The teams that scale well either hire a GTM engineer early, or they find a way to reduce the complexity of the stack itself.
How toflow.ai Fits In
toflow.ai was built for the second path.
Instead of requiring teams to assemble and integrate a stack of specialized tools, toflow.ai bundles the critical parts of outbound execution into one platform. Lead discovery, contact enrichment, multi-channel outreach across email, LinkedIn, and WhatsApp, automated follow-ups, and pipeline management all live in a single system with a unified workflow underneath.
The AI agents inside toflow.ai handle the execution layer that a GTM engineer would otherwise build and maintain manually. They research prospects, draft personalized messages in your brand voice, trigger follow-ups based on engagement signals, and keep your pipeline updated without requiring anyone to manually log interactions or manage workflows across tools.
For teams that want strong go-to-market execution without hiring a GTM engineer and spending months stitching together a stack, toflow.ai gives you a clean starting point from day one. You don't need to become an integration expert to run a consistent outbound motion.
The goal isn't to replace the GTM engineering discipline. For mature teams with complex needs, a dedicated GTM engineer still makes sense. But for the majority of early-stage and growing B2B teams, what you actually need is simplicity: fewer tools, cleaner data, and a system that works without constant maintenance.
That's what bundling the right things together makes possible.
If you're currently managing your outbound motion across too many tools and feeling the overhead, see how toflow.ai works.
Frequently asked questions
What does a GTM engineer actually do day to day?
A GTM engineer designs and maintains the systems behind outbound and inbound sales motions, follow-ups, handoffs, and pipeline management. In practice this means managing integrations between CRM, sequencing tools, enrichment providers, and internal workflows. They use no-code, low-code, or lightweight scripts to connect these systems, ensure data flows cleanly between tools, and fix the manual steps that creep into a process when platforms do not communicate natively. They also work closely with sales leaders to translate how reps actually work into systems that reduce manual effort.

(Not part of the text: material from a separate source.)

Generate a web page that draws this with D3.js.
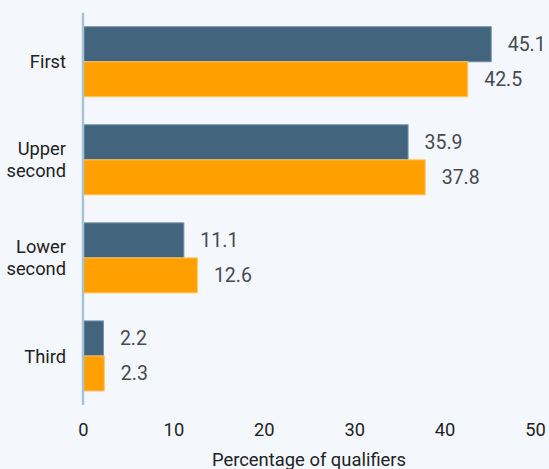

Why did the GTM engineer role emerge when it did?
The role emerged as a direct consequence of the B2B sales stack expanding without the tools being designed to work together. Through the 2010s, dedicated platforms appeared for every part of the funnel: prospecting, email sequencing, LinkedIn automation, intent data, call recording, CRM enrichment. Each solved a specific problem in isolation. But the integrations between them required someone to own and maintain them. When the stack became too fragmented for frontline teams to manage themselves, the GTM engineer role filled the gap.

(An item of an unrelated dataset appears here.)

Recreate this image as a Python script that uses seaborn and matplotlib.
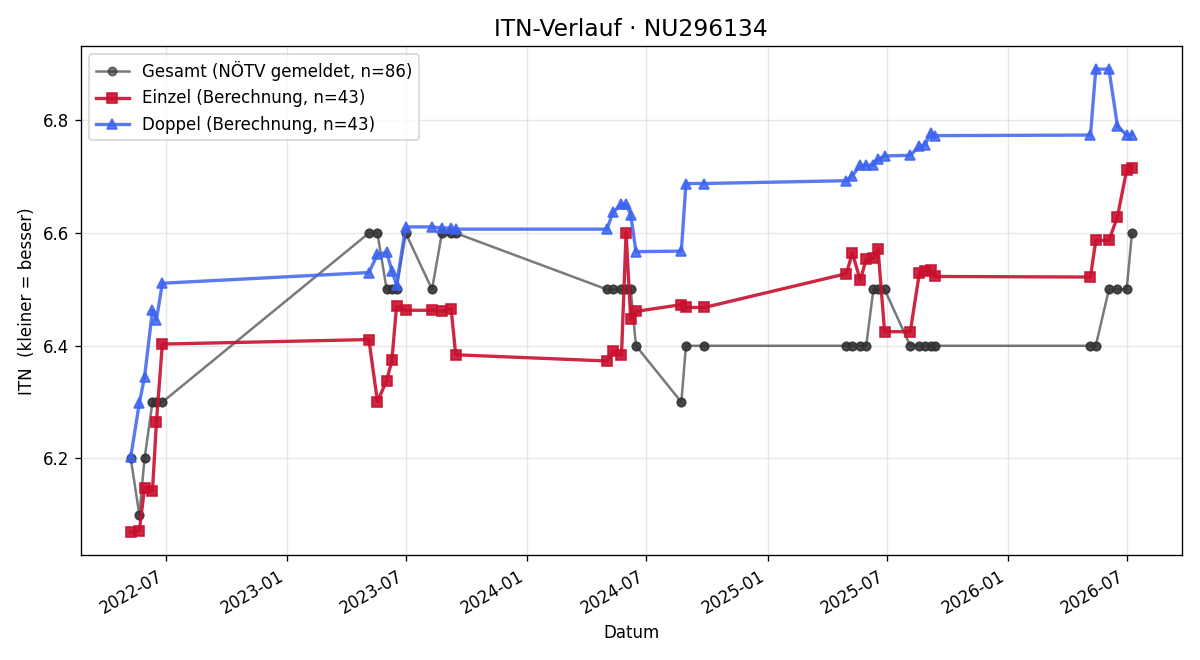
import pandas as pd
import numpy as np
import seaborn as sns
import matplotlib
matplotlib.use("Agg")
import matplotlib.pyplot as plt
import matplotlib.dates as mdates

# spieltage (43), je Spieltag ein Einzel- und ein Doppel-Ergebnis
dates = [
    "2022-05-09", "2022-05-22", "2022-05-30", "2022-06-11", "2022-06-17", "2022-06-26",
    "2023-05-06", "2023-05-19", "2023-06-02", "2023-06-10", "2023-06-17", "2023-07-01",
    "2023-08-10", "2023-08-25", "2023-09-08", "2023-09-15",
    "2024-05-02", "2024-05-11", "2024-05-24", "2024-05-31", "2024-06-07", "2024-06-15",
    "2024-08-23", "2024-08-30", "2024-09-27",
    "2025-05-01", "2025-05-10", "2025-05-22", "2025-05-31", "2025-06-11", "2025-06-18",
    "2025-06-28", "2025-08-06", "2025-08-20", "2025-08-29", "2025-09-06", "2025-09-12",
    "2026-05-07", "2026-05-15", "2026-06-04", "2026-06-17", "2026-07-01", "2026-07-09",
]

gesamt = [
    6.2, 6.1, 6.2, 6.3, 6.3, 6.3,
    6.6, 6.6, 6.5, 6.5, 6.5, 6.6, 6.5, 6.6, 6.6, 6.6,
    6.5, 6.5, 6.5, 6.5, 6.5, 6.4, 6.3, 6.4, 6.4,
    6.4, 6.4, 6.4, 6.4, 6.5, 6.5, 6.5, 6.4, 6.4, 6.4, 6.4, 6.4,
    6.4, 6.4, 6.5, 6.5, 6.5, 6.6,
]

einzel = [
    6.069, 6.072, 6.148, 6.142, 6.264, 6.403,
    6.411, 6.301, 6.338, 6.374, 6.470, 6.463, 6.463, 6.461, 6.466, 6.384,
    6.373, 6.390, 6.383, 6.601, 6.447, 6.461, 6.473, 6.468, 6.468,
    6.528, 6.565, 6.516, 6.554, 6.555, 6.572, 6.425, 6.425, 6.530, 6.532, 6.534, 6.523,
    6.522, 6.587, 6.587, 6.629, 6.712, 6.715,
]

doppel = [
    6.203, 6.298, 6.345, 6.463, 6.446, 6.511,
    6.530, 6.562, 6.566, 6.533, 6.508, 6.611, 6.611, 6.609, 6.609, 6.607,
    6.607, 6.637, 6.651, 6.651, 6.633, 6.567, 6.568, 6.688, 6.688,
    6.693, 6.702, 6.720, 6.720, 6.721, 6.731, 6.737, 6.738, 6.754, 6.757, 6.778, 6.773,
    6.774, 6.891, 6.891, 6.790, 6.774, 6.775,
]

d = pd.to_datetime(dates)
# Gesamt: NÖTV meldet pro Spieltag zweimal (Einzel + Doppel)
df_g = pd.DataFrame({"Datum": np.repeat(d, 2), "ITN": np.repeat(gesamt, 2)})
df_e = pd.DataFrame({"Datum": d, "ITN": einzel})
df_d = pd.DataFrame({"Datum": d, "ITN": doppel})

plt.rcParams["font.family"] = ["DejaVu Sans"]
fig, ax = plt.subplots(figsize=(10, 5.5), dpi=120)

c_g, c_e, c_d = "#333333", "#C8102E", "#3D63F0"
sns.lineplot(data=df_g, x="Datum", y="ITN", estimator=None, sort=False, ax=ax,
             color=c_g, alpha=0.65, marker="o", markersize=5, markeredgecolor=c_g,
             markeredgewidth=1, linewidth=1.5, label="Gesamt (NÖTV gemeldet, n=86)")
sns.lineplot(data=df_e, x="Datum", y="ITN", estimator=None, sort=False, ax=ax,
             color=c_e, alpha=0.9, marker="s", markersize=6.5, markeredgecolor=c_e,
             markeredgewidth=1, linewidth=2, label="Einzel (Berechnung, n=43)")
sns.lineplot(data=df_d, x="Datum", y="ITN", estimator=None, sort=False, ax=ax,
             color=c_d, alpha=0.85, marker="^", markersize=6.5, markeredgecolor=c_d,
             markeredgewidth=1, linewidth=2, label="Doppel (Berechnung, n=43)")

ax.set_title("ITN-Verlauf · NU296134", fontsize=14)
ax.set_xlabel("Datum")
ax.set_ylabel("ITN  (kleiner = besser)")
ax.grid(True, alpha=0.3)
ax.xaxis.set_major_locator(mdates.MonthLocator(bymonth=[1, 7]))
ax.xaxis.set_major_formatter(mdates.DateFormatter("%Y-%m"))
ax.legend(loc="upper left")
fig.autofmt_xdate()
fig.tight_layout()
fig.savefig("out.png")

Do early-stage B2B teams need a GTM engineer?
Most do not have the budget or headcount complexity to justify one early on. The work typically falls to a founder, a head of sales, or someone ops-minded who already has a full role. The practical alternative is to reduce the stack complexity itself: fewer tools with deeper integration, or a platform that bundles prospecting, outreach, and pipeline management in one place so the integration work does not need to exist in the first place.
What is the hidden cost of a fragmented sales stack?

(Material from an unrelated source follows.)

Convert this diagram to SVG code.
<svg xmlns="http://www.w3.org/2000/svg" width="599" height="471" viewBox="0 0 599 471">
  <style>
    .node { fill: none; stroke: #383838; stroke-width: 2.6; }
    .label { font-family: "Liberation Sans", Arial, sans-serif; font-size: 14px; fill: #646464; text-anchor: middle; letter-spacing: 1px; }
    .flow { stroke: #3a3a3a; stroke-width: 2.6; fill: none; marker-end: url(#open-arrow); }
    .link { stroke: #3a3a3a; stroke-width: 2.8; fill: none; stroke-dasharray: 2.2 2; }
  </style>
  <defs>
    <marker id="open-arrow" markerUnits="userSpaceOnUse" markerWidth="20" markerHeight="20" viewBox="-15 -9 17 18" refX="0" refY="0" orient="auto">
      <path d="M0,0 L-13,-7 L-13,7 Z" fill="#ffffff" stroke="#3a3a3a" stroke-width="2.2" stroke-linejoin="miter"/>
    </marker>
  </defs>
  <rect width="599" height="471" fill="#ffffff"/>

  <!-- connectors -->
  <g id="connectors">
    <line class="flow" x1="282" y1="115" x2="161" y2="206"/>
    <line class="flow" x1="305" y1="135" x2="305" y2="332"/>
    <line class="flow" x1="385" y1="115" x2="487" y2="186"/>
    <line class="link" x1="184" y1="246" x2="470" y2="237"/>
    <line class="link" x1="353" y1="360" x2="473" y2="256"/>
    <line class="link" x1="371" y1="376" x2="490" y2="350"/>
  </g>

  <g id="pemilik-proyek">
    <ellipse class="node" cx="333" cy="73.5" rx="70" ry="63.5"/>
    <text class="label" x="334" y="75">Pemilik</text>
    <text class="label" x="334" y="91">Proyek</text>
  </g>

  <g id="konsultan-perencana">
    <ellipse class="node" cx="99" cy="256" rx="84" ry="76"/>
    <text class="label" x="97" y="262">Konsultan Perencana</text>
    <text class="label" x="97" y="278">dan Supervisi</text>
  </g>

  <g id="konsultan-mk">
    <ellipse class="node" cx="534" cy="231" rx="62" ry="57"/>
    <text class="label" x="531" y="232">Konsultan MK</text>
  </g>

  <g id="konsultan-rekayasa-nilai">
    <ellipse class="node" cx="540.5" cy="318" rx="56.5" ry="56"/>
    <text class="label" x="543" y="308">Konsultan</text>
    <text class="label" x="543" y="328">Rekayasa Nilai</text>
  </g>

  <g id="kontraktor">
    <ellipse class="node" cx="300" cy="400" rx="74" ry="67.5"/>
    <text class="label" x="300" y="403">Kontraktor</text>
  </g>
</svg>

It shows up as friction every day, not as a single visible failure. Reps spend time figuring out which tool to work from. Prospects get messaged twice because two systems share no data. Follow-ups get missed because no single tool owns the thread. Pipeline data becomes unreliable because updates require manual steps most reps do not complete consistently. Sales managers start auditing data instead of coaching reps. These individual inefficiencies compound quickly as the team grows.